Wire Electrical Discharge Machining (Wire EDM) uses a moving conductive wire as an electrode to cut workpieces through spark erosion. Because this method is not limited by material hardness—it can machine high-hardness cavities even after quenching—and especially with CNC control, it achieves highly accurate cutting paths. As a result, Wire EDM has become a fundamental method for hole and cavity machining.
① As a subtype of EDM, its machinability is similar to other EDM processes. It can cut any electrically conductive material, including cemented carbide.
② The surface microstructure and subsurface characteristics it produces differ from conventional machining, but each has its own suitable applications.
③ It uses water or water-based dielectric fluids, which are non-flammable, making unattended operation safer and easier to achieve.

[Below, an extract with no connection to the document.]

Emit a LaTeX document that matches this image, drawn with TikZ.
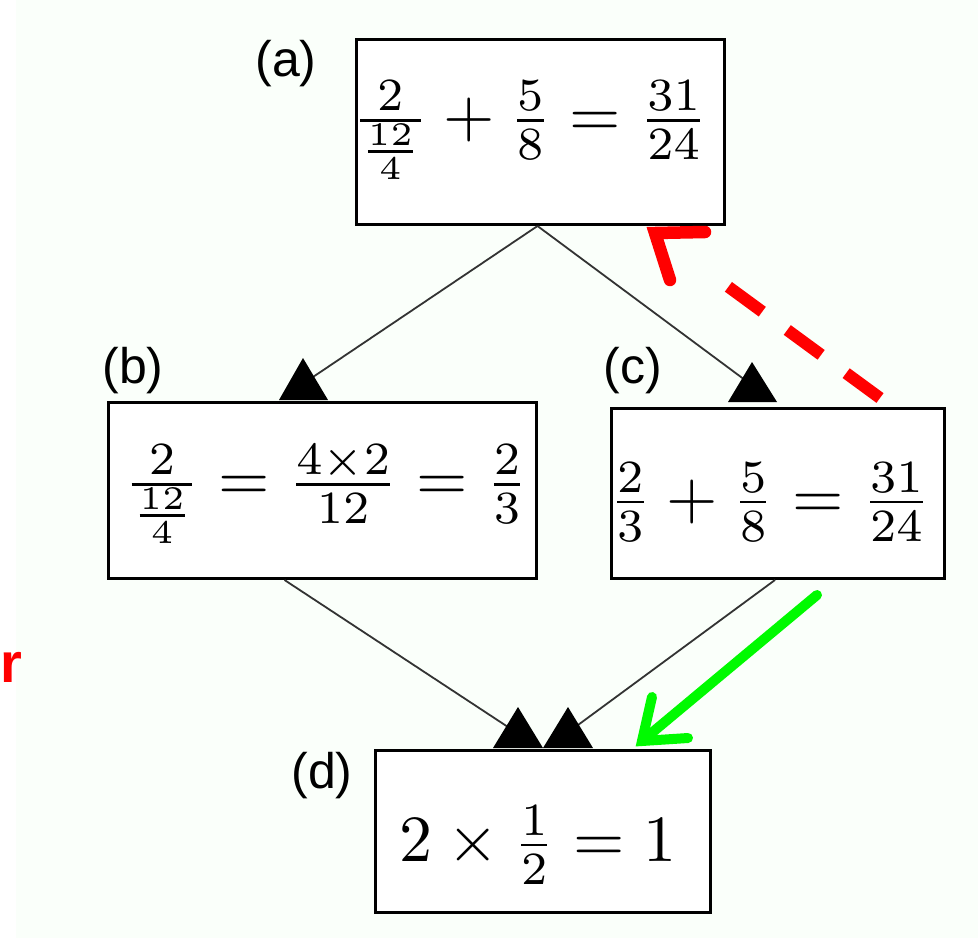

④ Stable arc discharge is generally absent. Because the wire and workpiece are in continuous relative motion, the gap conditions mainly consist of normal spark discharge, open circuit, and short circuit. Multiple discharge states may occur within a single pulse, including phenomena like "micro-open" and "micro-short" circuits.
⑤ There is a "loose-contact" light-pressure discharge phenomenon. When the wire approaches the workpiece within the typical discharge gap (e.g., 8–10 µm), spark discharge does not occur immediately. Normal spark discharge only happens when the workpiece pushes the wire sideways, creating a slight deflection (a few to tens of micrometers). Macroscopically, discharge takes place under a light contact pressure.
⑥ It eliminates the need for a shaped electrode, significantly reducing design and manufacturing costs for electrodes, shortening lead times and production cycles. This is especially valuable in mold manufacturing.
⑦ The electrode wire is very fine, allowing machining of micro-sized irregular holes, narrow slots, and complex shapes. The narrow kerf means minimal material removal, high material utilization, and significant savings when machining precious metals.
⑧ The use of a long, continuously moving wire results in low electrode wear per unit length, minimizing its impact on machining accuracy. Particularly in low-speed wire EDM (LS-WEDM), the wire is used only once, so electrode wear has an even smaller effect on precision.
①Stamping die machining
With a single CNC program and adjustable offset compensation, Wire EDM can machine punches, punch plates, dies, stripper plates, and even tapered dies for extrusion, powder metal, bending, and plastic molding applications.
②EDM electrode machining
Wire EDM is especially economical for materials like copper-tungsten and silver-tungsten alloys, and is ideal for producing micro or complex-shaped electrodes.
③ Direct part machining
Ideal for new product prototyping and small-batch, high-mix production. It can cut parts directly from sheet metal — such as motor laminations — without the need for dedicated molds. Design changes are easy, and thin parts can be stacked for simultaneous cutting. Also suitable for cams, templates, form tools, irregular slots, and micro-features.